In general, protein consumption should be evenly distributed throughout the day in order to optimize muscle maintenance and enlargement. However, there are a few things to keep in mind. High protein foods have a long digestion time, so they are not recommended before or during exercise. There is no evidence that adding protein to a sports beverage will increase either endurance or power. On the other hand, it increases the risk of GI distress and might delay the delivery of fluids and carbohydrates to the muscles. Therefore, the majority of energy in the pre-exercise meal and during-exercise fluids should come from carbohydrates.
Adding a small amount of protein to post-exercise foods or drinks is useful for muscle recovery, but sufficient carbohydrate replenishment should still be a priority in order to replenish depleted glycogen stores.
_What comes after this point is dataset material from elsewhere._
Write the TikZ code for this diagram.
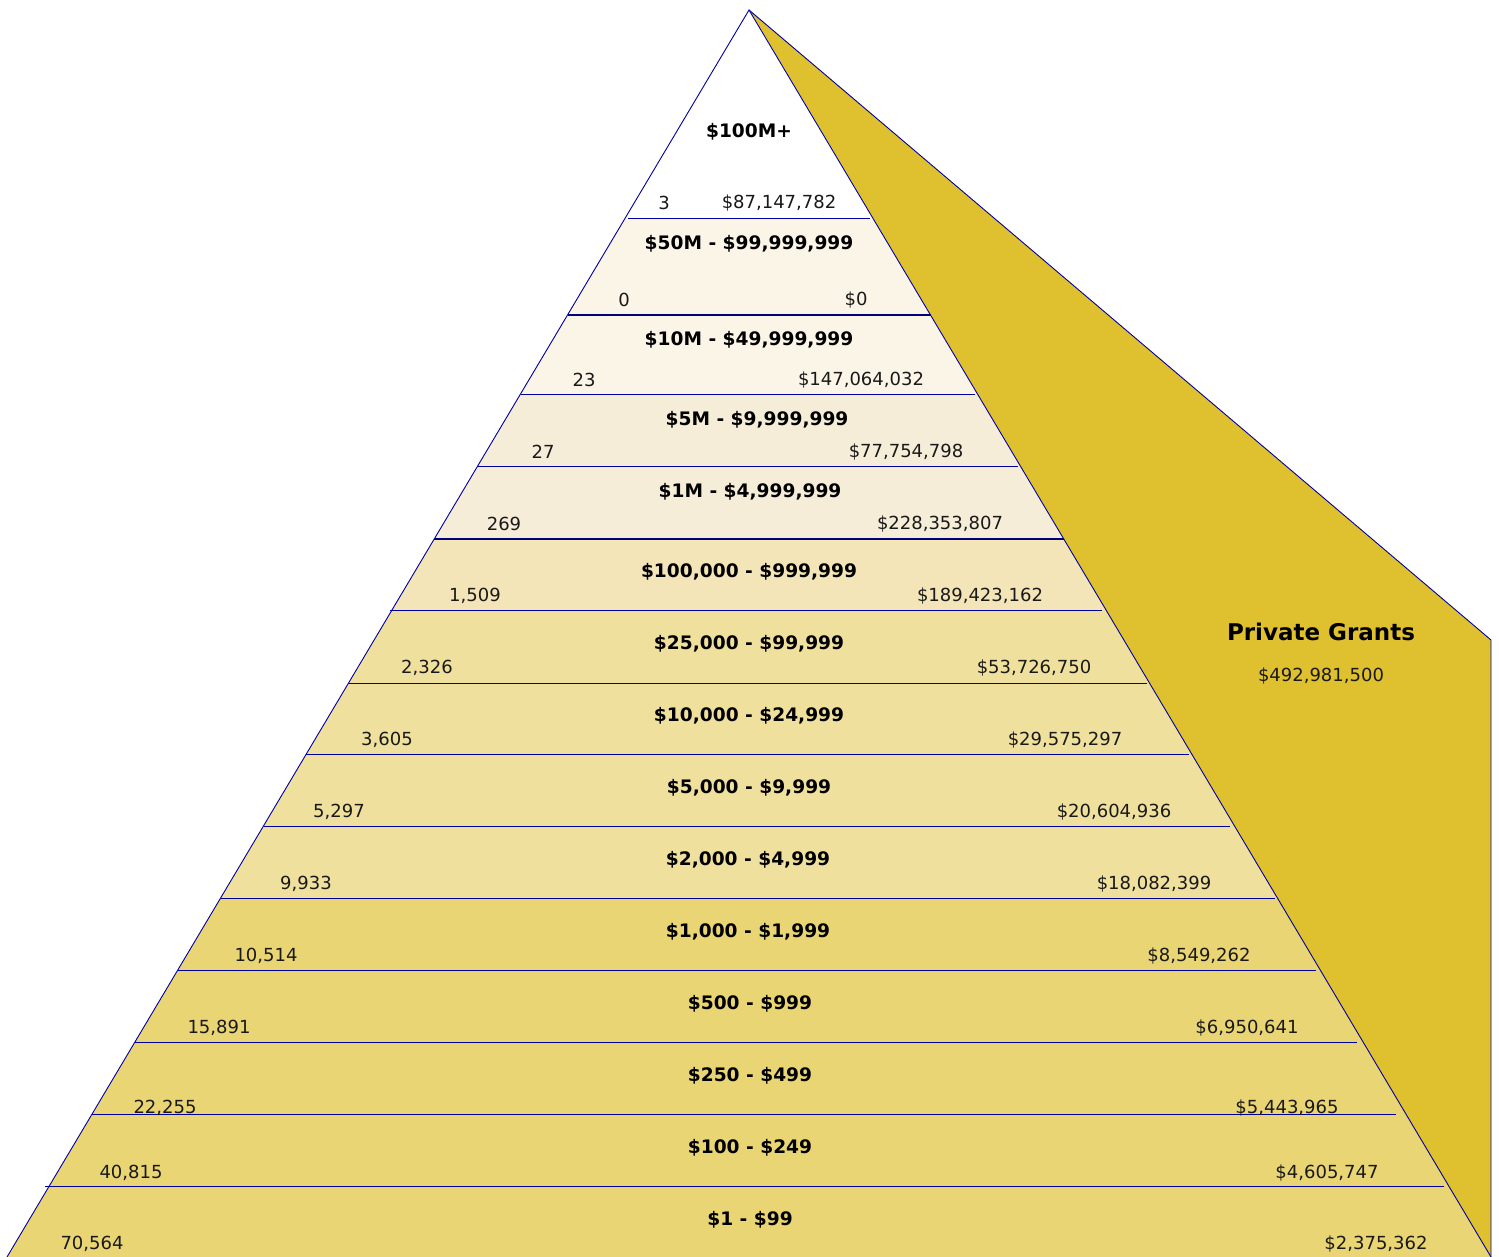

The timing of nutrients can influences the anabolic response (muscle building) after exercise. According to research, this response is greater when free essential amino acids (BCAA supplements) and carbohydrates are consumed before, rather than after resistance training. However, whey protein (whole food protein) can increase amino acid uptake regardless of whether it's consumed before or after exercise.
How to build the big guns?
It is a common misconception that for building additional muscle mass, it is enough to increase the amount of protein consumed. The reality is, that additional total calories are required to support a larger muscle mass, and protein should constitute the same relative proportion of the calories consumed (12-15 %). Building muscle involves more than simply increasing protein and amino acid intake, and includes the following:
maintenance of a sufficient total energy intake to fully satisfy the energy requirements, including the additional requirement of the added resistance training (this will allow the consumed protein to be used for muscle building purposes, rather than be burned as fuel)
protein intake of approximately 1.5 grams per kg bodyweight
an even distribution of protein over multiple meals during the day
addition of resistance training to stimulate muscle growth
consumption of a high quality protein source (such as whey) either before of after exercise
consumption of a carbohydrate and protein mixture immediately after exercise (consuming only protein after exercise will not replenish depleted glycogen stores - carbohydrate is needed for this purpose).
-Protein consists of amino acids. These can be non-essential (our body can produce them) or essential (need to be ingested through diet).
-Proteins are super important. They are the building blocks of muscles, bones, body tissues, hormones, enzymes and other important stuff in our body.
-Using protein as fuel is a complete waste (it's like lighting a cigar with a $100 bill - it will get the job done, but you'll end up $100 poorer).
-Consuming the adequate amount of total calories will spare the protein, allowing it to be used for more important functions.
-The recommended amount of protein for athletes is between 1.2 and 1.5 grams per kg bodyweight (12-15 % of total caloric intake).
-The consumption of protein should be evenly distributed over multiple meals throughout the day.
-To increase muscle mass, it is necessary to increase the total amount of calories, not just the amount of protein.
-The consumption of BCAAs and carbohydrates before resistance training, as well as whey protein before or after training can aid muscle building.
-In order to replenish depleted glycogen stores after exercise, the ingestion of carbohydrates is crucial (protein itself will not take care of this job).
So, should you be adding protein shakes to your diet? Only if you are unable to cover your required protein intake through protein rich foods. If you are already getting enough protein through your diet, adding extra protein will not lead to extra results. As mentioned above, consuming whey protein right before or after exercise can aid muscle building, but only if all the other nutritional requirements are met as well. So make sure you're consuming enough total calories and carbohydrates and aim to supply a wide array of amino acids through high quality protein rich foods.